[Dataset extract]
++++++++++++++++++++
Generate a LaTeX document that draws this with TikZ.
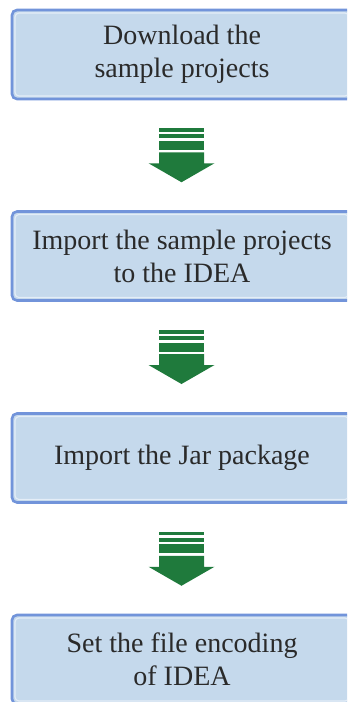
\documentclass[tikz,border=0pt]{standalone}
\usepackage{fontspec}
\setmainfont{Liberation Serif}
\usetikzlibrary{calc}
\definecolor{boxfill}{HTML}{C5D9EC}
\definecolor{boxline}{HTML}{7294DA}
\definecolor{boxinner}{HTML}{E4EDF7}
\definecolor{arrowgreen}{HTML}{1F7A3C}
\definecolor{textgray}{HTML}{2A2A2A}
\tikzset{
  stepbox/.style={draw=boxline, line width=2.6bp, fill=boxfill, rounded corners=5bp,
    minimum width=340bp, minimum height=89bp, inner sep=0pt, align=center,
    text=textgray, font=\fontsize{28bp}{33bp}\selectfont,
    path picture={\draw[boxinner, line width=1.1bp, rounded corners=4bp]
      ([xshift=3bp,yshift=-3bp]path picture bounding box.north west) rectangle
      ([xshift=-3bp,yshift=3bp]path picture bounding box.south east);}},
  greenarrow/.pic={
    \fill[arrowgreen] (-22.5,-27) rectangle (22.5,-23.5);
    \fill[arrowgreen] (-22.5,-21) rectangle (22.5,-17);
    \fill[arrowgreen] (-22.5,-14.5) rectangle (22.5,-5.5);
    \fill[arrowgreen] (-22.5,-3) -- (22.5,-3) -- (22.5,8) -- (33,8) -- (0,27) -- (-33,8) -- (-22.5,8) -- cycle;
  }
}
\begin{document}
\begin{tikzpicture}[x=1bp,y=-1bp]
\useasboundingbox (0,0) rectangle (347,702);
\clip (0,0) rectangle (347,702);
\node[stepbox] (b1) at (182,54.5) {Download the\\sample projects};
\node[stepbox] (b2) at (182,256) {Import the sample projects\\to the IDEA};
\node[stepbox] (b3) at (182,458) {Import the Jar package};
\node[stepbox] (b4) at (182,659.5) {Set the file encoding\\of IDEA};
\pic at ($(b1.south)!0.5!(b2.north)+(-0.5,0)$) {greenarrow};
\pic at ($(b2.south)!0.5!(b3.north)+(-0.5,0)$) {greenarrow};
\pic at ($(b3.south)!0.5!(b4.north)+(-0.5,0)$) {greenarrow};
\end{tikzpicture}
\end{document}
++++++++++++++++++++
[Task goal]
Copy out all of the data word for word. Do not carry over any picture.

[Correct output]
Generate a LaTeX document that draws this with TikZ.
\documentclass[tikz,border=0pt]{standalone}
\usepackage{fontspec}
\setmainfont{Liberation Serif}
\usetikzlibrary{calc}
\definecolor{boxfill}{HTML}{C5D9EC}
\definecolor{boxline}{HTML}{7294DA}
\definecolor{boxinner}{HTML}{E4EDF7}
\definecolor{arrowgreen}{HTML}{1F7A3C}
\definecolor{textgray}{HTML}{2A2A2A}
\tikzset{
  stepbox/.style={draw=boxline, line width=2.6bp, fill=boxfill, rounded corners=5bp,
    minimum width=340bp, minimum height=89bp, inner sep=0pt, align=center,
    text=textgray, font=\fontsize{28bp}{33bp}\selectfont,
    path picture={\draw[boxinner, line width=1.1bp, rounded corners=4bp]
      ([xshift=3bp,yshift=-3bp]path picture bounding box.north west) rectangle
      ([xshift=-3bp,yshift=3bp]path picture bounding box.south east);}},
  greenarrow/.pic={
    \fill[arrowgreen] (-22.5,-27) rectangle (22.5,-23.5);
    \fill[arrowgreen] (-22.5,-21) rectangle (22.5,-17);
    \fill[arrowgreen] (-22.5,-14.5) rectangle (22.5,-5.5);
    \fill[arrowgreen] (-22.5,-3) -- (22.5,-3) -- (22.5,8) -- (33,8) -- (0,27) -- (-33,8) -- (-22.5,8) -- cycle;
  }
}
\begin{document}
\begin{tikzpicture}[x=1bp,y=-1bp]
\useasboundingbox (0,0) rectangle (347,702);
\clip (0,0) rectangle (347,702);
\node[stepbox] (b1) at (182,54.5) {Download the\\sample projects};
\node[stepbox] (b2) at (182,256) {Import the sample projects\\to the IDEA};
\node[stepbox] (b3) at (182,458) {Import the Jar package};
\node[stepbox] (b4) at (182,659.5) {Set the file encoding\\of IDEA};
\pic at ($(b1.south)!0.5!(b2.north)+(-0.5,0)$) {greenarrow};
\pic at ($(b2.south)!0.5!(b3.north)+(-0.5,0)$) {greenarrow};
\pic at ($(b3.south)!0.5!(b4.north)+(-0.5,0)$) {greenarrow};
\end{tikzpicture}
\end{document}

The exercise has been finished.